Don't get legal advice from Google
26 Sep

Don’t Get Legal Advice from Google

In today’s digital age, it is normal to turn to the Internet to find answers for our everyday problems.

What is the weather forecast? Check Google.

How to make banana bread? Check Google.

Who won the last season of The Bachelor? Check Google.

There is no denying that the Internet is an incredible source of information with information on almost any topic imaginable. It is a valuable resource and we always recommend that people who face criminal charges do some basic research to better understand their situation.

It is however important to understand that there is a lot of false information on the Internet or information that might appear to be relevant to you but is not. This can have serious consequences if you make life-changing decisions based on this potentially incorrect information.

Below, we look at some of the main reasons why you shouldn’t get legal advice from Google.


Outdated Information

Laws are constantly changing.

The Government may decide that a new criminal offence should be in place, so they create a new law. Or, it may increase the penalty for an existing criminal offence to reflect the seriousness of the offence.

These changes can literally happen overnight.

Therefore, unless a website is constantly being checked and updated, it is highly possible that the information on that site is outdated, especially when it comes to websites displaying legal information.

If you are researching your criminal charges online, make sure that you check the date when the article was published.

For the most current legislation, you can visit the Queensland Government Legislation site which will always be a reliable source.


Different Places = Different Laws

Each country has its own unique local laws which usually do not apply anywhere else in the world. If a country is made up of different States, they will usually have their own individual laws as well.

In Australia, each State and Territory has its own set of laws that, although similar, are often different to the others. This means that the laws in New South Wales are not the same as the laws in Queensland and vice-versa.

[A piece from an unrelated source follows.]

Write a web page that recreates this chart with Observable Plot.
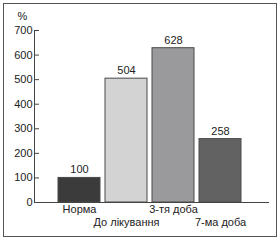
<!DOCTYPE html>
<html>
<head>
<meta charset="utf-8">
<script src="https://cdn.jsdelivr.net/npm/d3@7"></script>
<script src="https://cdn.jsdelivr.net/npm/@observablehq/plot@0.6"></script>
<style>
  html, body { margin: 0; padding: 0; background: #fff; }
  #wrap { position: relative; width: 280px; height: 240px; }
  #border { position: absolute; left: 3px; top: 3px; width: 272px; height: 232px; border: 1px solid #555; }
  #chart { position: absolute; left: 0; top: 0; }
</style>
</head>
<body>
<div id="wrap"><div id="border"></div><div id="chart"></div></div>
<script>
const categories = ["Норма", "До лікування", "3-тя доба", "7-ма доба"];
const values = [100, 504, 628, 258];
const yTicks = [0, 100, 200, 300, 400, 500, 600, 700];
const barColors = ["#3b3b3b", "#d3d3d3", "#9a9a9c", "#626262"];

const data = categories.map((c, i) => ({cat: c, value: values[i]}));
const upper = categories.filter((d, i) => i % 2 === 0);
const lower = categories.filter((d, i) => i % 2 === 1);

const chart = Plot.plot({
  width: 280,
  height: 240,
  marginLeft: 34,
  marginRight: 12,
  marginTop: 30,
  marginBottom: 38,
  style: {fontFamily: "Liberation Sans, Arial, sans-serif", fontSize: "11px", color: "#222", background: "transparent"},
  x: {domain: categories, range: [58, 242], paddingInner: 0.1, paddingOuter: 0},
  y: {domain: [0, 700]},
  color: {domain: categories, range: barColors},
  marks: [
    Plot.barY(data, {x: "cat", y: "value", fill: "cat", stroke: "#4a4a4a", strokeWidth: 1}),
    Plot.text(data, {x: "cat", y: "value", text: d => String(d.value), dy: -8, fill: "#222"}),
    Plot.frame({anchor: "left", stroke: "#444"}),
    Plot.frame({anchor: "bottom", stroke: "#444"}),
    Plot.axisY(yTicks, {tickSize: -5, tickPadding: 7, stroke: "#444", label: null, tickFormat: d => String(d)}),
    Plot.text(["%"], {frameAnchor: "top-left", textAnchor: "middle", lineAnchor: "middle", dx: -12, dy: -14, fill: "#222"}),
    Plot.axisX(upper, {tickSize: 0, tickPadding: 3, label: null}),
    Plot.axisX(lower, {tickSize: 0, tickPadding: 16, label: null})
  ]
});
document.getElementById("chart").appendChild(chart);
</script>
</body>
</html>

This can cause serious problems if you are doing legal research about your case without first checking which jurisdiction applies. If you read that you will receive a particular punishment in New South Wales for drink-driving, you may be shocked when you receive a completely different outcome because you’re actually appearing in court in Queensland.

Therefore, the best thing that you can do is contact a criminal lawyer from the State or Territory where you will be appearing in court.


Beware The “Hard Sell”

It is an unfortunate reality that some lawyers are more interested in getting your business than providing you with genuine advice.

You can tell who these lawyers are when you visit their website and it gives the impression that you face a jail sentence no matter what offence you have been charged with – and only they can keep you out of jail.

They use fear and intimidation to convince you to hire them and they do this by presenting biased information.

If you’re facing criminal charges, you need to hear the truth about your case. Therefore, you should always look at a website and ask yourself whether it appears to present the information in a clear, unbiased way.

If you are in doubt, you should contact a lawyer directly so that you can explain your case in detail and then receive personalised advice.

The Internet is a goldmine of information, but it can also be a minefield if you don’t tread carefully. We certainly recommend that you spend some time researching your case online, but you should not just rely on Google for legal advice.

The best thing you can do is to speak with an experienced criminal lawyer. This will ensure that you receive legal advice that is current and that applies to your personal situation.